4. Les moyens humains et financiers dont disposent les forces de police et de gendarmerie qui assurent la protection du territoire contre la menace terroriste doivent être préservés. Ils doivent donc être exonérés de l’effort national d’économies.

5. Retrait ou déchéance de la nationalité française pour les terroristes binationaux.

6. Instauration d’une peine complémentaire de crime d’indignité nationale assortie d’une peine de dégradation nationale emportant la privation des droits civiques, civils et politiques, pour les terroristes français.

7. Interdiction administrative du retour des djihadistes étrangers et français binationaux sur le territoire national

8. En prison :

Elargir le dispositif judiciaire de la rétention de sûreté, crée en 2008, pour inclure les actes terroristes, notamment l’association de malfaiteurs.

Création de centres de déradicalisation pour les terroristes djihadistes condamnés.

Permettre les fouilles systématiques pour les détenus radicalisés.

Adapter notre parc pénitentiaire à la réalité carcérale.

Exclure les possibilités d’aménagement de peine et de réduction de peine pour les faits de terrorisme.

9. Créer une infraction spécifique, punissant toute personne qui consultera de manière habituelle, et sans motif légitime, des sites internet qui provoquent au terrorisme

10. Rendre plus rapide les procédures administratives d’expulsion de personnes étrangères faisant l’apologie du djihad et du terrorisme.
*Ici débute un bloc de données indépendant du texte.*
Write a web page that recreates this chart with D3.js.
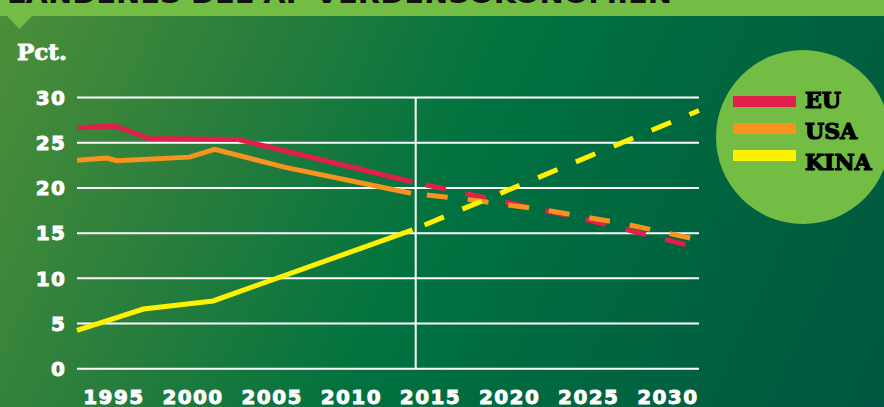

11. Mise en place d’un plan national et européen de lutte contre le trafic d’armes, en donnant de nouvelles possibilités procédurales d’initiative aux services enquêteurs pour les perquisitions et les fouilles de véhicules

12. Renforcer l’équipement de protection et harmoniser les conditions d’exercice de la légitime défense entre les forces de police et de gendarmerie.

Dès le prochain Conseil des ministres du 21 janvier, des éléments d’amélioration des dispositifs de renseignement, d’écoute, des renseignements pénitentiaires et de la mobilisation de la défense seront présentés par Bernard Cazeneuve, Christiane Taubira et Jean-Yves Le Drian. Ils devront s’inscrire en particulier dans le débat sur la loi sur le renseignement.